**Exercise goal**
Please transcribe the data below exactly. Leave the pictures out.

## Begin Source material

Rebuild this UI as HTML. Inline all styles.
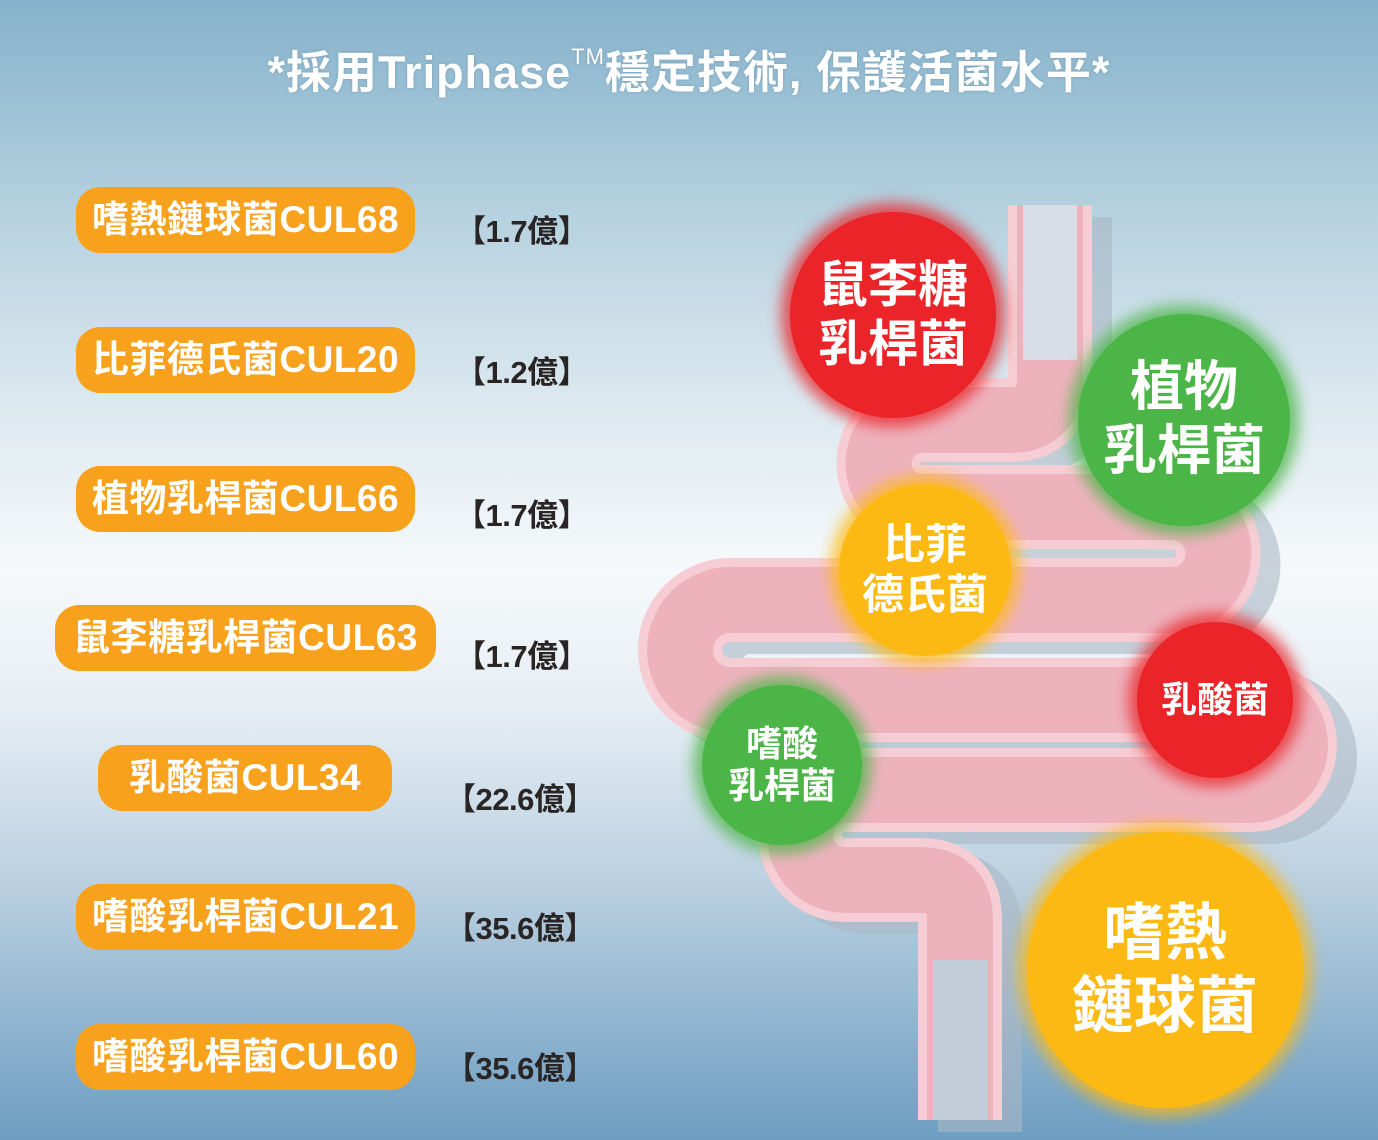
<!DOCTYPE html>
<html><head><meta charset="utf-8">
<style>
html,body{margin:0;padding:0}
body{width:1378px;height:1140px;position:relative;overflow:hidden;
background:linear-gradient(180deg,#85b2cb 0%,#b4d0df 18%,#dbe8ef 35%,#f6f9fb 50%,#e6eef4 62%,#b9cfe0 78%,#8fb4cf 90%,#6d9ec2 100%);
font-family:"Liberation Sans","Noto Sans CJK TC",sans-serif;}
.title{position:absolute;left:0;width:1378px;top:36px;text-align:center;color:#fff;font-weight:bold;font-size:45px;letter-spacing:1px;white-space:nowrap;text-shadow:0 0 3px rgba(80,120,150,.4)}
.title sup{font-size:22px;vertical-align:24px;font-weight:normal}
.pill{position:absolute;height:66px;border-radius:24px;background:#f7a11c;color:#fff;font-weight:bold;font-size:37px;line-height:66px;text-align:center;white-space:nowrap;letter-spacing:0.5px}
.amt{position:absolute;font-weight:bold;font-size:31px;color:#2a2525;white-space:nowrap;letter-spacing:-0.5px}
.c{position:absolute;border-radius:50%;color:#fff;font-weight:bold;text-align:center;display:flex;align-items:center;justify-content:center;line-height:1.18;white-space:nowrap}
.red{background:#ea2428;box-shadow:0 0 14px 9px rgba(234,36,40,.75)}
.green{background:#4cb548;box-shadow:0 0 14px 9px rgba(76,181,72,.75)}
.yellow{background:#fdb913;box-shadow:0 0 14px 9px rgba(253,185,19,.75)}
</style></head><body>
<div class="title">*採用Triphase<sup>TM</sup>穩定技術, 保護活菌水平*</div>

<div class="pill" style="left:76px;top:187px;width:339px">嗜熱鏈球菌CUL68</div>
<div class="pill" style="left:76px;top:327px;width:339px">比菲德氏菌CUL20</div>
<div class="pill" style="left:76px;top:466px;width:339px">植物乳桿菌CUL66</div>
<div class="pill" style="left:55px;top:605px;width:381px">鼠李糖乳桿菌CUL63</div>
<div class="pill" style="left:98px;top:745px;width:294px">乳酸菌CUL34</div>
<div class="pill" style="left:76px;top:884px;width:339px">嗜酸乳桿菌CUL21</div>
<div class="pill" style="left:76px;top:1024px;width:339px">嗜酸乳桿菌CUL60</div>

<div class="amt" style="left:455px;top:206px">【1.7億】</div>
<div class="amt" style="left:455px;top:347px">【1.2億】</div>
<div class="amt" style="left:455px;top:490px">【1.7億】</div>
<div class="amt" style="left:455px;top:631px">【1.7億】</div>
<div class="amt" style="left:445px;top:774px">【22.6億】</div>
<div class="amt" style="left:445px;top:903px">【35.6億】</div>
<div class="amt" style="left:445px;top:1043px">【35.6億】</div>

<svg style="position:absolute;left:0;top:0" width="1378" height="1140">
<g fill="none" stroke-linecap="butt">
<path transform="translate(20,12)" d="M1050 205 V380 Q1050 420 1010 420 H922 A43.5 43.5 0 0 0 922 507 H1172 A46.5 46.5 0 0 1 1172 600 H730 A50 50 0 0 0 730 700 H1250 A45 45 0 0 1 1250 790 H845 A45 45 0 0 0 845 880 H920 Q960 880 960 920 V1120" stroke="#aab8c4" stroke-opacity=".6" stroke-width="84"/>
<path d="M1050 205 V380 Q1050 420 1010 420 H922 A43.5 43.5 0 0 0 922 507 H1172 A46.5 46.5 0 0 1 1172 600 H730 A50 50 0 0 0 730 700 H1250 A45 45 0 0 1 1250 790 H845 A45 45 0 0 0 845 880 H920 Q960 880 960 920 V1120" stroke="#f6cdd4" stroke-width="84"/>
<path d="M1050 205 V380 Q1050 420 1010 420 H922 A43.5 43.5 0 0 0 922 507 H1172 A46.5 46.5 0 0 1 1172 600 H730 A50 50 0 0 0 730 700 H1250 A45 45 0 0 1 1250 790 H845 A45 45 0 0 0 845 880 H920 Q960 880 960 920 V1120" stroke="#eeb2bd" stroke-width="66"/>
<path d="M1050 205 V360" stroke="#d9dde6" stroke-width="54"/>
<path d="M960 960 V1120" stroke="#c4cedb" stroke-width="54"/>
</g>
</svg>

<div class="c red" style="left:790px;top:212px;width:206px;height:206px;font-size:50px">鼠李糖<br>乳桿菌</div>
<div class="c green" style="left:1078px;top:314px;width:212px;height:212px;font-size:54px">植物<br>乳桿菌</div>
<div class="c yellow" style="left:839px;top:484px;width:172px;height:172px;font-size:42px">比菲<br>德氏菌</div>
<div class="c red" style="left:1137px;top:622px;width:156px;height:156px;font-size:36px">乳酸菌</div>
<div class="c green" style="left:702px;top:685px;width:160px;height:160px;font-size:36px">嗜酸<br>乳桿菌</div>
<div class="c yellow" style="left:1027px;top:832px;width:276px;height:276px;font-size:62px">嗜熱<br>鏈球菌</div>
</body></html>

## End Source material

**Solution to this problem**
Rebuild this UI as HTML. Inline all styles.
<!DOCTYPE html>
<html><head><meta charset="utf-8">
<style>
html,body{margin:0;padding:0}
body{width:1378px;height:1140px;position:relative;overflow:hidden;
background:linear-gradient(180deg,#85b2cb 0%,#b4d0df 18%,#dbe8ef 35%,#f6f9fb 50%,#e6eef4 62%,#b9cfe0 78%,#8fb4cf 90%,#6d9ec2 100%);
font-family:"Liberation Sans","Noto Sans CJK TC",sans-serif;}
.title{position:absolute;left:0;width:1378px;top:36px;text-align:center;color:#fff;font-weight:bold;font-size:45px;letter-spacing:1px;white-space:nowrap;text-shadow:0 0 3px rgba(80,120,150,.4)}
.title sup{font-size:22px;vertical-align:24px;font-weight:normal}
.pill{position:absolute;height:66px;border-radius:24px;background:#f7a11c;color:#fff;font-weight:bold;font-size:37px;line-height:66px;text-align:center;white-space:nowrap;letter-spacing:0.5px}
.amt{position:absolute;font-weight:bold;font-size:31px;color:#2a2525;white-space:nowrap;letter-spacing:-0.5px}
.c{position:absolute;border-radius:50%;color:#fff;font-weight:bold;text-align:center;display:flex;align-items:center;justify-content:center;line-height:1.18;white-space:nowrap}
.red{background:#ea2428;box-shadow:0 0 14px 9px rgba(234,36,40,.75)}
.green{background:#4cb548;box-shadow:0 0 14px 9px rgba(76,181,72,.75)}
.yellow{background:#fdb913;box-shadow:0 0 14px 9px rgba(253,185,19,.75)}
</style></head><body>
<div class="title">*採用Triphase<sup>TM</sup>穩定技術, 保護活菌水平*</div>

<div class="pill" style="left:76px;top:187px;width:339px">嗜熱鏈球菌CUL68</div>
<div class="pill" style="left:76px;top:327px;width:339px">比菲德氏菌CUL20</div>
<div class="pill" style="left:76px;top:466px;width:339px">植物乳桿菌CUL66</div>
<div class="pill" style="left:55px;top:605px;width:381px">鼠李糖乳桿菌CUL63</div>
<div class="pill" style="left:98px;top:745px;width:294px">乳酸菌CUL34</div>
<div class="pill" style="left:76px;top:884px;width:339px">嗜酸乳桿菌CUL21</div>
<div class="pill" style="left:76px;top:1024px;width:339px">嗜酸乳桿菌CUL60</div>

<div class="amt" style="left:455px;top:206px">【1.7億】</div>
<div class="amt" style="left:455px;top:347px">【1.2億】</div>
<div class="amt" style="left:455px;top:490px">【1.7億】</div>
<div class="amt" style="left:455px;top:631px">【1.7億】</div>
<div class="amt" style="left:445px;top:774px">【22.6億】</div>
<div class="amt" style="left:445px;top:903px">【35.6億】</div>
<div class="amt" style="left:445px;top:1043px">【35.6億】</div>

<svg style="position:absolute;left:0;top:0" width="1378" height="1140">
<g fill="none" stroke-linecap="butt">
<path transform="translate(20,12)" d="M1050 205 V380 Q1050 420 1010 420 H922 A43.5 43.5 0 0 0 922 507 H1172 A46.5 46.5 0 0 1 1172 600 H730 A50 50 0 0 0 730 700 H1250 A45 45 0 0 1 1250 790 H845 A45 45 0 0 0 845 880 H920 Q960 880 960 920 V1120" stroke="#aab8c4" stroke-opacity=".6" stroke-width="84"/>
<path d="M1050 205 V380 Q1050 420 1010 420 H922 A43.5 43.5 0 0 0 922 507 H1172 A46.5 46.5 0 0 1 1172 600 H730 A50 50 0 0 0 730 700 H1250 A45 45 0 0 1 1250 790 H845 A45 45 0 0 0 845 880 H920 Q960 880 960 920 V1120" stroke="#f6cdd4" stroke-width="84"/>
<path d="M1050 205 V380 Q1050 420 1010 420 H922 A43.5 43.5 0 0 0 922 507 H1172 A46.5 46.5 0 0 1 1172 600 H730 A50 50 0 0 0 730 700 H1250 A45 45 0 0 1 1250 790 H845 A45 45 0 0 0 845 880 H920 Q960 880 960 920 V1120" stroke="#eeb2bd" stroke-width="66"/>
<path d="M1050 205 V360" stroke="#d9dde6" stroke-width="54"/>
<path d="M960 960 V1120" stroke="#c4cedb" stroke-width="54"/>
</g>
</svg>

<div class="c red" style="left:790px;top:212px;width:206px;height:206px;font-size:50px">鼠李糖<br>乳桿菌</div>
<div class="c green" style="left:1078px;top:314px;width:212px;height:212px;font-size:54px">植物<br>乳桿菌</div>
<div class="c yellow" style="left:839px;top:484px;width:172px;height:172px;font-size:42px">比菲<br>德氏菌</div>
<div class="c red" style="left:1137px;top:622px;width:156px;height:156px;font-size:36px">乳酸菌</div>
<div class="c green" style="left:702px;top:685px;width:160px;height:160px;font-size:36px">嗜酸<br>乳桿菌</div>
<div class="c yellow" style="left:1027px;top:832px;width:276px;height:276px;font-size:62px">嗜熱<br>鏈球菌</div>
</body></html>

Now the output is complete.